The influenza virus haemagglutinin has an important role in the infectious cycle of the virus and carries multiple B and T cell epitopes. It is synthesized as a single polypeptide chain but viral infectivity depends on its post-translational enzymatic cleavage. The cleavage site of a trypsin-like enzyme responsible for this modification is found in the most conserved intersubunit region of the molecule. In this study the role of this region in antibody recognition was investigated. Synthetic peptides comprising the intact and cleaved forms of the intersubunit segment were used to examine the specificity of virus- or peptide-induced antibodies. The immune response elicited by viral infection resulted in the appearance of antibodies capable of neutralizing the virus without interfering with its binding to the receptor.

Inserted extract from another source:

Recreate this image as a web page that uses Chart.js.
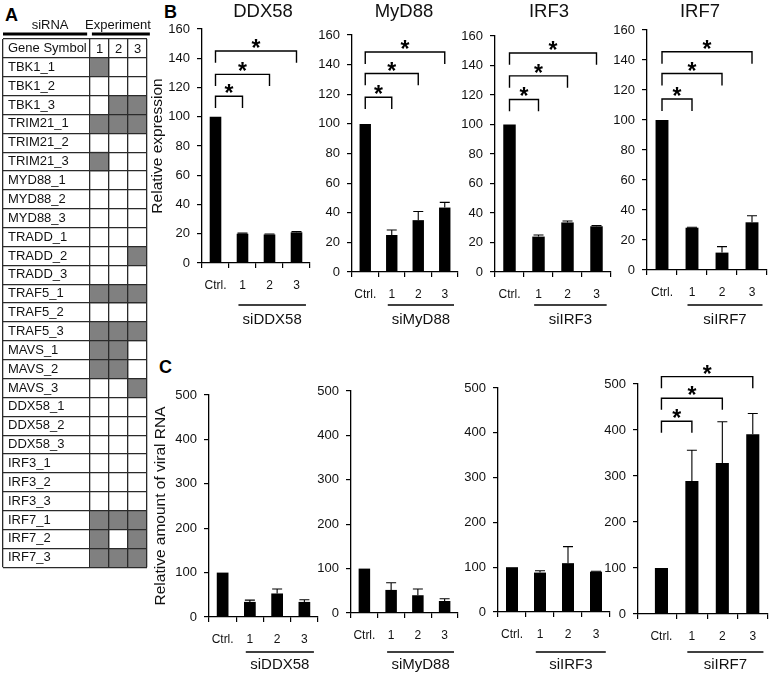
<!DOCTYPE html>
<html>
<head>
<meta charset="utf-8">
<script src="https://cdn.jsdelivr.net/npm/chart.js@4.4.1/dist/chart.umd.min.js"></script>
<style>
  html, body { margin: 0; padding: 0; background: #fff; }
  #fig { position: relative; width: 778px; height: 676px; overflow: hidden; font-family: 'Liberation Sans', Arial, sans-serif; }
  .letter { position: absolute; font-weight: bold; font-size: 18px; line-height: 1; color: #000; }
</style>
</head>
<body>
<div id="fig">
  <div class="letter" style="left:5px;top:6px">A</div>
  <div class="letter" style="left:164px;top:3px">B</div>
  <div class="letter" style="left:159px;top:358px">C</div>
</div>
<script>
// ---- data: panel A (siRNA table) ----
const genes = ['TBK1_1','TBK1_2','TBK1_3','TRIM21_1','TRIM21_2','TRIM21_3','MYD88_1','MYD88_2','MYD88_3',
  'TRADD_1','TRADD_2','TRADD_3','TRAF5_1','TRAF5_2','TRAF5_3','MAVS_1','MAVS_2','MAVS_3',
  'DDX58_1','DDX58_2','DDX58_3','IRF3_1','IRF3_2','IRF3_3','IRF7_1','IRF7_2','IRF7_3'];
const exp1 = [1,0,0,1,0,1,0,0,0,0,0,0,1,0,1,1,1,0,0,0,0,0,0,0,1,1,1];
const exp2 = [0,0,1,1,0,0,0,0,0,0,0,0,1,0,1,1,1,0,0,0,0,0,0,0,1,0,1];
const exp3 = [0,0,1,1,0,0,0,0,0,0,1,0,1,0,1,0,0,1,0,0,0,0,0,0,1,1,1];
const expLabels = ['1', '2', '3'];
const headLabels = ['siRNA', 'Experiment'];

// ---- data: panels B and C ----
const groups = ['Ctrl.', '1', '2', '3'];

const exprDDX58 = [100, 20, 19.5, 21];
const exprDDX58Err = [0, 0.4, 0.3, 0.5];
const exprMyD88 = [100, 25, 35, 43.5];
const exprMyD88Err = [0, 3.4, 5.8, 3.5];
const exprIRF3 = [100, 24, 33.6, 31];
const exprIRF3Err = [0, 1.1, 1, 0.5];
const exprIRF7 = [100, 28.2, 11.6, 31.8];
const exprIRF7Err = [0, 0.3, 4, 4.4];

const viralDDX58 = [100, 34, 53, 34];
const viralDDX58Err = [0, 4, 10, 5];
const viralMyD88 = [100, 52, 40, 27];
const viralMyD88Err = [0, 16, 14, 5];
const viralIRF3 = [100, 88, 109, 90];
const viralIRF3Err = [0, 4, 37, 1];
const viralIRF7 = [100, 289, 328, 391];
const viralIRF7Err = [0, 67, 90, 45];

// significance bracket heights (Ctrl vs 1, 2, 3)
const sigExprDDX58 = [114, 129, 145];
const sigExprMyD88 = [118, 134, 148.5];
const sigExprIRF3 = [117, 133, 148.5];
const sigExprIRF7 = [114, 131, 145.5];
const sigViralIRF7 = [419, 469, 516];

const FONT = "'Liberation Sans', Arial, sans-serif";
Chart.defaults.font.family = FONT;
Chart.defaults.color = '#111';

const fig = document.getElementById('fig');

function addCanvas(l, t, w, h) {
  const c = document.createElement('canvas');
  c.width = w; c.height = h;
  c.style.cssText = `position:absolute;left:${l}px;top:${t}px;`;
  fig.appendChild(c);
  return c;
}

// ---- panel A ----
(function(){
  const cW = 156, cH = 580;
  const GENE_MIN = -87 / 19;
  const canvas = addCanvas(0, 0, cW, cH);
  const cols = [exp1, exp2, exp3];

  // header text + thick rules above the table, "1 2 3" in the first row
  const header = {
    id: 'header',
    afterDraw(chart) {
      const {ctx, chartArea, scales: {x, y}} = chart;
      const ly = chartArea.top - 5;
      ctx.save();
      ctx.strokeStyle = '#000';
      ctx.lineWidth = 3;
      ctx.beginPath();
      ctx.moveTo(x.getPixelForValue(GENE_MIN), ly);
      ctx.lineTo(x.getPixelForValue(-0.15), ly);
      ctx.moveTo(x.getPixelForValue(0.1), ly);
      ctx.lineTo(x.getPixelForValue(3.15), ly);
      ctx.stroke();
      ctx.fillStyle = '#111';
      ctx.textAlign = 'center';
      ctx.textBaseline = 'middle';
      ctx.font = '13px ' + FONT;
      ctx.fillText(headLabels[0], x.getPixelForValue(-2.1), chartArea.top - 14);
      ctx.fillText(headLabels[1], x.getPixelForValue(1.47), chartArea.top - 14);
      ctx.font = '13px ' + FONT;
      expLabels.forEach((t, i) => ctx.fillText(t, x.getPixelForValue(i + 0.5), y.getPixelForValue(0) + 1));
      ctx.restore();
    }
  };

  new Chart(canvas, {
    type: 'bar',
    data: {
      labels: ['Gene Symbol'].concat(genes),
      datasets: cols.map((col, c) => ({
        data: [null].concat(col.map(f => f ? [c, c + 1] : null)),
        backgroundColor: '#808080',
        borderWidth: 0,
        grouped: false,
        barPercentage: 1,
        categoryPercentage: 1
      }))
    },
    options: {
      indexAxis: 'y',
      responsive: false,
      animation: false,
      layout: { padding: { left: 3, right: cW - 147, top: 39, bottom: cH - 569 } },
      plugins: { legend: { display: false }, tooltip: { enabled: false } },
      scales: {
        y: {
          type: 'category',
          afterFit: s => { s.width = 0; },
          grid: { offset: true, color: '#2a2a2a', lineWidth: 1.3, drawTicks: false, z: 1 },
          border: { display: false },
          ticks: { mirror: true, padding: 5, autoSkip: false, font: { size: 13 }, color: '#111' }
        },
        x: {
          type: 'linear', position: 'top', min: GENE_MIN, max: 3,
          afterBuildTicks: s => { s.ticks = [GENE_MIN, 0, 1, 2, 3].map(v => ({ value: v })); },
          afterFit: s => { s.height = 0; },
          grid: { drawTicks: false, lineWidth: 1.3, color: '#2a2a2a', z: 1 },
          border: { display: false },
          ticks: { display: false }
        }
      }
    },
    plugins: [header]
  });
})();

// ---- panels B and C ----
function marks(cfg) {
  return {
    id: 'marks',
    afterDraw(chart) {
      const {ctx, chartArea, scales: {x, y}} = chart;
      ctx.save();
      ctx.strokeStyle = '#000';
      ctx.fillStyle = '#000';

      // error bars (upper half only)
      ctx.lineWidth = 1.1;
      cfg.values.forEach((v, i) => {
        const e = cfg.errors[i];
        if (!e) return;
        const px = x.getPixelForValue(i);
        const y0 = y.getPixelForValue(v), y1 = y.getPixelForValue(v + e);
        ctx.beginPath();
        ctx.moveTo(px, y0); ctx.lineTo(px, y1);
        ctx.moveTo(px - 5, y1); ctx.lineTo(px + 5, y1);
        ctx.stroke();
      });

      // significance brackets
      ctx.lineWidth = 1.4;
      ctx.font = 'bold 23px ' + FONT;
      ctx.textAlign = 'center';
      ctx.textBaseline = 'alphabetic';
      (cfg.sig || []).forEach((lvl, k) => {
        const xa = x.getPixelForValue(0), xb = x.getPixelForValue(k + 1);
        const yt = y.getPixelForValue(lvl), yl = y.getPixelForValue(lvl - cfg.drop);
        ctx.beginPath();
        ctx.moveTo(xa, yl); ctx.lineTo(xa, yt); ctx.lineTo(xb, yt); ctx.lineTo(xb, yl);
        ctx.stroke();
        ctx.fillText('*', (xa + xb) / 2, yt + 5);
      });

      // siRNA group underline + name
      const g0 = x.getPixelForValue(0.85), g1 = x.getPixelForValue(3.35);
      ctx.lineWidth = 1.3;
      ctx.beginPath();
      ctx.moveTo(g0, cfg.lineY); ctx.lineTo(g1, cfg.lineY);
      ctx.stroke();
      ctx.fillStyle = '#111';
      ctx.font = '15px ' + FONT;
      ctx.textBaseline = 'middle';
      ctx.fillText(cfg.group, (g0 + g1) / 2, cfg.textY);

      if (cfg.title) {
        ctx.font = '18.5px ' + FONT;
        ctx.fillText(cfg.title, (chartArea.left + chartArea.right) / 2 + cfg.titleShift, cfg.titleY);
      }
      ctx.restore();
    }
  };
}

function makeBarChart(cfg) {
  const XH = 40;
  const canvas = addCanvas(cfg.cL, cfg.cT, cfg.cW, cfg.cH);
  const xMin = cfg.xMin ?? -0.5;
  const tickVals = [xMin, 0, 0.5, 1, 1.5, 2, 2.5, 3, 3.5];
  const isCat = v => Number.isInteger(v) && v >= 0;
  const markColor = c => (c.tick && isCat(c.tick.value)) ? 'rgba(0,0,0,0)' : '#000';

  new Chart(canvas, {
    type: 'bar',
    data: {
      datasets: [{
        data: cfg.values.map((v, i) => ({ x: i, y: v })),
        backgroundColor: '#000',
        borderWidth: 0,
        barPercentage: 0.86,
        categoryPercentage: 1
      }]
    },
    options: {
      responsive: false,
      animation: false,
      layout: {
        padding: {
          left: cfg.L - cfg.cL - cfg.yW,
          right: cfg.cL + cfg.cW - cfg.R,
          top: cfg.T - cfg.cT,
          bottom: cfg.cT + cfg.cH - cfg.B - XH
        }
      },
      plugins: { legend: { display: false }, tooltip: { enabled: false } },
      scales: {
        x: {
          type: 'linear', min: xMin, max: 3.5, offset: false,
          afterBuildTicks: s => { s.ticks = tickVals.map(v => ({ value: v })); },
          afterFit: s => { s.height = XH; },
          grid: { offset: false, drawOnChartArea: false, drawTicks: true, tickLength: 5, lineWidth: 1.2, color: markColor, tickColor: markColor },
          border: { display: true, color: '#000', width: 1.3 },
          ticks: {
            autoSkip: false, maxRotation: 0, minRotation: 0, padding: 10, font: { size: 12 }, color: '#111',
            callback: v => isCat(v) ? groups[v] : ''
          }
        },
        y: {
          min: 0, max: cfg.yMax,
          afterFit: s => { s.width = cfg.yW; },
          grid: { drawOnChartArea: false, tickLength: 5, color: '#000', lineWidth: 1.2 },
          border: { display: true, color: '#000', width: 1.3 },
          ticks: { stepSize: cfg.yStep, padding: 7, font: { size: 13 }, color: '#111' },
          title: cfg.yTitle
            ? { display: true, text: cfg.yTitle, font: { size: 15.5 }, color: '#111', padding: { top: cfg.yTitlePad, bottom: 0 } }
            : { display: false }
        }
      }
    },
    plugins: [marks(cfg)]
  });
}

// B: relative expression
const bBase = { cT: 0, cH: 335, yMax: 160, yStep: 20, drop: 8, lineY: 305, textY: 320, titleY: 12 };
makeBarChart(Object.assign({}, bBase, { cL: 140, cW: 180, L: 202, R: 314, T: 29, B: 263, yW: 62,
  yTitle: 'Relative expression', yTitlePad: 8.7,
  values: exprDDX58, errors: exprDDX58Err, sig: sigExprDDX58, title: 'DDX58', titleShift: 7, group: 'siDDX58' }));
makeBarChart(Object.assign({}, bBase, { cL: 307, cW: 161, L: 352, R: 462, T: 35, B: 272, yW: 45,
  values: exprMyD88, errors: exprMyD88Err, sig: sigExprMyD88, title: 'MyD88', titleShift: -1, group: 'siMyD88' }));
makeBarChart(Object.assign({}, bBase, { cL: 450, cW: 171, L: 495, R: 615, T: 36, B: 272, yW: 45,
  values: exprIRF3, errors: exprIRF3Err, sig: sigExprIRF3, title: 'IRF3', titleShift: -4, group: 'siIRF3' }));
makeBarChart(Object.assign({}, bBase, { cL: 602, cW: 175, L: 647, R: 771, T: 30, B: 270, yW: 45,
  values: exprIRF7, errors: exprIRF7Err, sig: sigExprIRF7, title: 'IRF7', titleShift: -7, group: 'siIRF7' }));

// C: relative amount of viral RNA
const cBase = { cT: 340, cH: 336, yMax: 500, yStep: 100, drop: 25, lineY: 312, textY: 325 };
makeBarChart(Object.assign({}, cBase, { cL: 140, cW: 188, L: 209, R: 322, T: 395, B: 617, yW: 69,
  yTitle: 'Relative amount of viral RNA', yTitlePad: 11.7,
  values: viralDDX58, errors: viralDDX58Err, group: 'siDDX58' }));
makeBarChart(Object.assign({}, cBase, { cL: 306, cW: 162, L: 351, R: 462, T: 391, B: 613, yW: 45,
  values: viralMyD88, errors: viralMyD88Err, group: 'siMyD88' }));
makeBarChart(Object.assign({}, cBase, { cL: 453, cW: 167, L: 498, R: 614, T: 388, B: 612, yW: 45,
  values: viralIRF3, errors: viralIRF3Err, group: 'siIRF3' }));
makeBarChart(Object.assign({}, cBase, { cL: 593, cW: 185, L: 638, R: 772, T: 384, B: 614, yW: 45, xMin: -0.77,
  values: viralIRF7, errors: viralIRF7Err, sig: sigViralIRF7, group: 'siIRF7' }));
</script>
</body>
</html>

A monoclonal antibody (MoAb) of such functional properties was shown to recognize the intact intersubunit region both in the uncleaved haemagglutinin molecule and in a 25-mer synthetic peptide comprising the intact intersubunit region. Specificity and functional studies revealed the conformation-dependent recognition of the C-terminal segment of the haemagglutinin 1 subunit by this MoAb. The binding of the antibody was shown to inhibit the trypsin-mediated cleavage of the haemagglutinin molecule and the membrane fusion event. The enzymatic cleavage of the haemagglutinin was demonstrated to abolish antibody recognition of the infective virus suggesting an escape mechanism mediated by the functional destruction of this highly conserved region. The synthetic peptide corresponding to the intact intersubunit region is characterized by an ordered structure and is able to elicit an antibody response in BALB/c mice while its subfragments are nonimmunogenic. Furthermore, this peptide elicited a protective immune response demonstrated by in vivo experiments.